School Avoidance

My son attendeds a SEN school. He's always refused school to some degree. He's now 7 and it's just getting to much and I don't know what to do anymore.

It's a physical battle every morning. I still have to physical dress him and physical force him into school. It's destroying me physically and emotionally and I'm so worried about him.

He's pre verbal so I can't ask him what's wrong. School don't really have much to say because I still manage to get him there and they say he's fine in school.

I'm seriously thinking of homeschooling him but I have no idea how to get him out of there or if their going to make it difficult for me.

He has an EHCP but I think it's just the school environment im general he can't cope with.

I'm so worried about him being off and getting into trouble.

Please Help. Where do I start? What do I do?

  • Hi  

    I have had a look for the cards you mentioned and there are a lot of options. Would you be willing to maybe PM me, if that is a possibility, to what you are using specifically please? 

    Loz Cat 

  • Hello Kate, I wouldn’t worry too much about getting into trouble as this situation isn’t your fault and by the sounds of it you are doing everything you can already. It can be a lonely road having a child with such difficulties, you really only want the best for them. To ease your worries a little and that’s if you haven’t done so in depth already I would say speak with the school, explain your concerns for your son and his education because in some cases they can set up part time timetables or shorter school days which may be beneficial to you both. 

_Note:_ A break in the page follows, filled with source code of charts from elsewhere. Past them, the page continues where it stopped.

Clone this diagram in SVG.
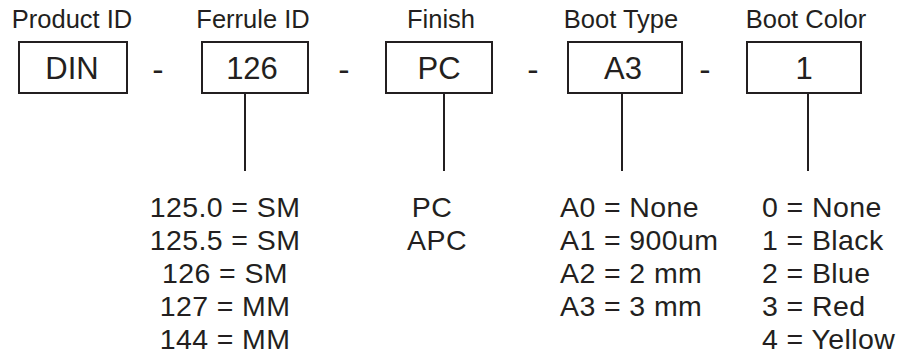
<svg xmlns="http://www.w3.org/2000/svg" width="907" height="358" viewBox="0 0 907 358">
<style>
text{font-family:"Liberation Sans",Arial,sans-serif;fill:#231f20}
.h{font-size:25.5px;text-anchor:middle}
.b{font-size:31px;text-anchor:middle}
.d{font-size:34px;text-anchor:middle}
.l{font-size:28.5px;letter-spacing:0.4px}
.c{text-anchor:middle}
.box{fill:#fff;stroke:#231f20;stroke-width:2}
line{stroke:#231f20;stroke-width:2}
</style>
<rect width="907" height="358" fill="#fff"/>
<g id="product">
<text class="h" x="72" y="28">Product ID</text>
<rect class="box" x="19" y="42" width="108" height="51"/>
<text class="b" x="72" y="79">DIN</text>
</g>
<g id="ferrule">
<text class="h" x="253" y="28">Ferrule ID</text>
<rect class="box" x="202" y="42" width="106" height="51"/>
<text class="b" x="252" y="79">126</text>
<text class="l c" x="225" y="217">125.0 = SM</text>
<text class="l c" x="225" y="250">125.5 = SM</text>
<text class="l c" x="225" y="283">126 = SM</text>
<text class="l c" x="225" y="316">127 = MM</text>
<text class="l c" x="225" y="349">144 = MM</text>
</g>
<g id="finish">
<text class="h" x="441" y="28">Finish</text>
<rect class="box" x="386" y="42" width="106" height="51"/>
<text class="b" x="439" y="79">PC</text>
<text class="l c" x="432" y="217">PC</text>
<text class="l c" x="437" y="250">APC</text>
</g>
<g id="boottype">
<text class="h" x="621" y="28">Boot Type</text>
<rect class="box" x="568" y="42" width="114" height="51"/>
<text class="b" x="623" y="79">A3</text>
<text class="l" x="560" y="217">A0 = None</text>
<text class="l" x="560" y="250">A1 = 900um</text>
<text class="l" x="560" y="283">A2 = 2 mm</text>
<text class="l" x="560" y="316">A3 = 3 mm</text>
</g>
<g id="bootcolor">
<text class="h" x="806" y="28">Boot Color</text>
<rect class="box" x="747" y="42" width="114" height="51"/>
<text class="b" x="804" y="79">1</text>
<text class="l" x="762" y="217">0 = None</text>
<text class="l" x="762" y="250">1 = Black</text>
<text class="l" x="762" y="283">2 = Blue</text>
<text class="l" x="762" y="316">3 = Red</text>
<text class="l" x="762" y="349">4 = Yellow</text>
</g>
<g id="separators">
<text class="d" x="158" y="81">-</text>
<text class="d" x="344" y="81">-</text>
<text class="d" x="533" y="81">-</text>
<text class="d" x="705" y="81">-</text>
</g>
<g id="connectors">
<line x1="245" y1="93" x2="245" y2="171"/>
<line x1="444" y1="93" x2="444" y2="171"/>
<line x1="622" y1="93" x2="622" y2="171"/>
<line x1="808" y1="93" x2="808" y2="171"/>
</g>
</svg>
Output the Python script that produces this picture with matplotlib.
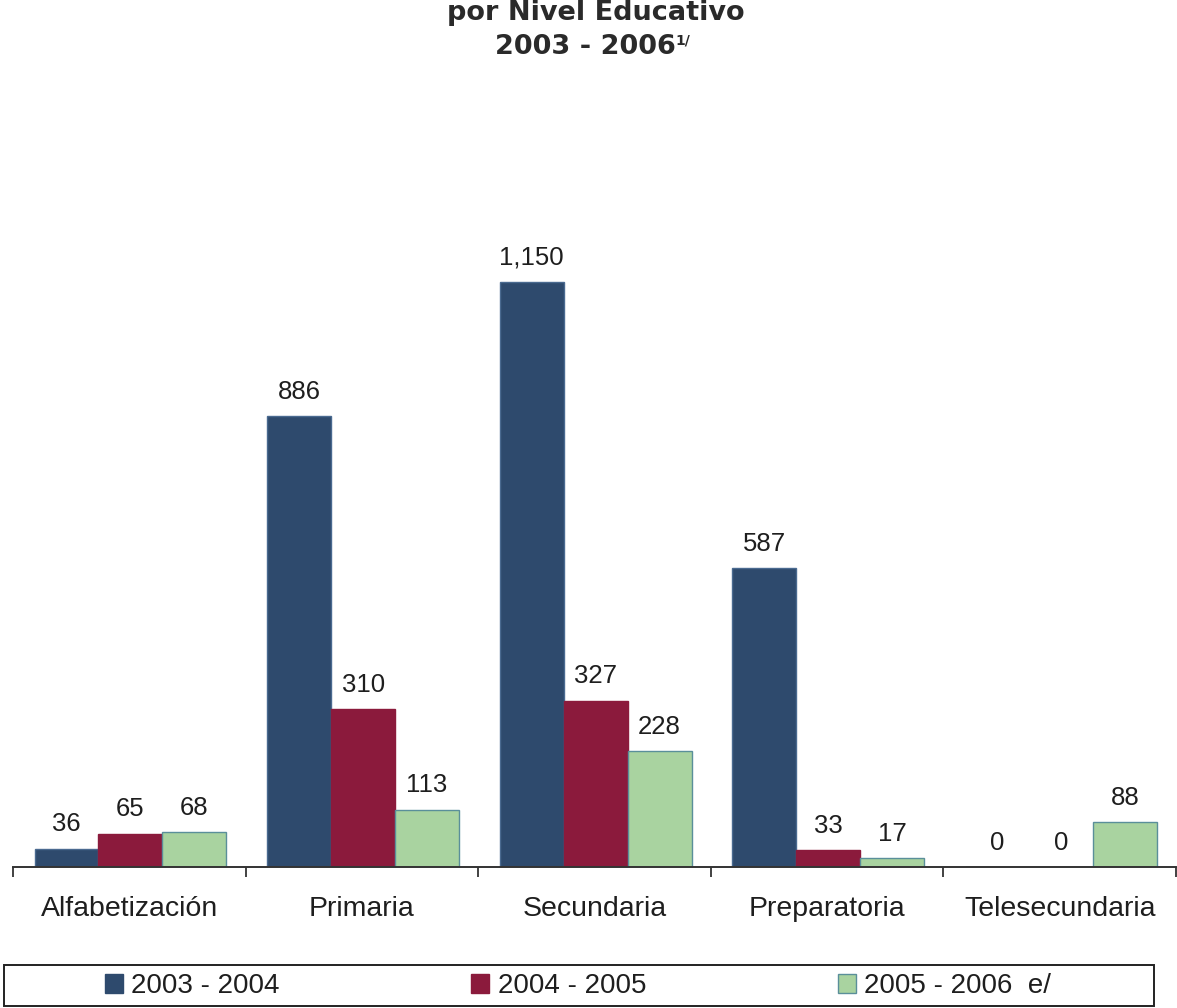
import matplotlib
matplotlib.use("Agg")
import matplotlib.pyplot as plt
from matplotlib.patches import Rectangle, Patch
import numpy as np

categories = ["Alfabetización", "Primaria", "Secundaria", "Preparatoria", "Telesecundaria"]
series_names = ["2003 - 2004", "2004 - 2005", "2005 - 2006  e/"]
v_2003_2004 = [36, 886, 1150, 587, 0]
v_2004_2005 = [65, 310, 327, 33, 0]
v_2005_2006 = [68, 113, 228, 17, 88]
value_labels = [
    ["36", "886", "1,150", "587", "0"],
    ["65", "310", "327", "33", "0"],
    ["68", "113", "228", "17", "88"],
]
title_line1 = "por Nivel Educativo"
title_line2 = "2003 - 2006"
title_sup = "1/"

colors = ["#2e4a6d", "#8b1a3c", "#a9d3a0"]
edges = ["#4a6a90", "#8b1a3c", "#5a8f9a"]

W, H = 1177, 1008
fig = plt.figure(figsize=(W / 100, H / 100), dpi=100)
fig.patch.set_facecolor("white")

def fx(px):
    return px / W

def fy(py):
    return 1 - py / H

# axes placement (pixels)
ax_left, ax_right, ax_bottom, ax_top = 13, 1176, 867, 100
ax = fig.add_axes([fx(ax_left), fy(ax_bottom), (ax_right - ax_left) / W, (ax_bottom - ax_top) / H])
ax.set_facecolor("none")

px_per_unit = (867 - 282) / 1150.0
ax.set_ylim(0, (ax_bottom - ax_top) / px_per_unit)
ax.set_xlim(-0.5, len(categories) - 0.5)

x = np.arange(len(categories))
width = 0.275
offsets = [-0.27, 0.005, 0.28]
all_series = [v_2003_2004, v_2004_2005, v_2005_2006]

for i, vals in enumerate(all_series):
    bars = ax.bar(x + offsets[i], vals, width, color=colors[i], edgecolor=edges[i],
                  linewidth=1.0, zorder=2)
    for j, b in enumerate(bars):
        ax.annotate(value_labels[i][j], (b.get_x() + b.get_width() / 2, b.get_height()),
                    xytext=(0, 9), textcoords="offset points", ha="center", va="bottom",
                    fontsize=18.5, color="#1e1e1e", family="Liberation Sans")

for s in ["top", "right", "left"]:
    ax.spines[s].set_visible(False)
ax.spines["bottom"].set_color("#333333")
ax.spines["bottom"].set_linewidth(1.4)
ax.set_yticks([])
ax.set_xticks(x)
ax.set_xticklabels(categories, fontsize=20.5, color="#1e1e1e", family="Liberation Sans")
ax.tick_params(axis="x", which="major", length=0, pad=21)
ax.set_xticks(np.arange(-0.5, len(categories)), minor=True)
ax.tick_params(axis="x", which="minor", length=7, width=1.3, color="#333333", direction="out")

# title
fig.text(fx(596), fy(20), title_line1, ha="center", va="baseline", fontsize=19.5,
         fontweight="bold", color="#2a2a2a", family="DejaVu Sans")
fig.text(fx(585), fy(54), title_line2, ha="center", va="baseline", fontsize=19.5,
         fontweight="bold", color="#2a2a2a", family="DejaVu Sans")
fig.text(fx(675), fy(44), title_sup, ha="left", va="baseline", fontsize=10,
         fontweight="bold", color="#2a2a2a", family="DejaVu Sans")

# legend frame
fig.patches.append(Rectangle((fx(4), fy(1006)), (1154 - 4) / W, (1006 - 965) / H,
                             transform=fig.transFigure, facecolor="white",
                             edgecolor="#222222", linewidth=1.4, zorder=0))
handles = [Patch(facecolor=colors[i], edgecolor=edges[i] if i == 2 else colors[i], linewidth=1)
           for i in range(3)]
leg = fig.legend(handles, series_names, ncol=3, loc="center",
                 bbox_to_anchor=(fx(578), fy(986)), frameon=False,
                 prop={"family": "Liberation Sans", "size": 20},
                 handlelength=0.65, handleheight=0.65, handletextpad=0.3,
                 columnspacing=6.9, borderpad=0.1)
for t in leg.get_texts():
    t.set_color("#1e1e1e")

fig.savefig("out.png", dpi=100, facecolor="white")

  • Teachers used to say this to me about my son - “he’s fine once he’s here” - but my son wasn’t fine - he was masking. He developed Selective Mutism when he started school - and had Selective Mutism throughout his entire school life. We need to truly listen to our children when they are telling us (verbally or in other more subtle ways) that attending school is seriously damaging their mental health. You have the right to homeschool your son if you feel it’s in his best interests. Lots of parents do it and it works well for them. 

  • My son is 8, attends mainstream school and suffers with EBSA.  We are late EVERY day, sometimes by an hour or more.  School are very accepting of this though, we are lucky in this respect.  The mam guilt is real though, it's so awful.  He starts begging not to go to school from the minutes he leaves the previous day.  He feels sick with anxiety every evening.  He is verbal and quite articulate.  We downloaded a copy of the EBSA risk and resilience cards from our local council website which helped us to unpick his day and work out where his main difficulties lie and it has given us a good base of where to start from.  They can be used with pre verbal children also.  Might be helpful to understand if there are any good points about school as well that you can focus on.  I do know some parents who home school very successfully.  It is something that I am considering doing myself.  

    Keep going, but if homeschooling is an option, definitely look into it.  

  • Dear Kate17, 

    Thank you for your post. I am very sorry to hear about your situation. I wonder whether the support in our Education pages may help you? 

    Please find the link here:

    https://www.autism.org.uk/advice-and-guidance/topics/education

    Any visual aids may also help for example a photo of school uniform to show it is time to get dressed, a photo of a toothbrush to show it is time to brush teeth. Breaking down the "to-do" list into very small steps often helps young children then using photos to show what must happen first then what happens next. 

    Keep talking to the school SENCo and explain the concerns you have. 

    We also have information on positive behaviour support which may be helpful. Please find the link here:

    https://www.autism.org.uk/advice-and-guidance/topics/positive-behaviour-support-pbs

    I really hope something there helps.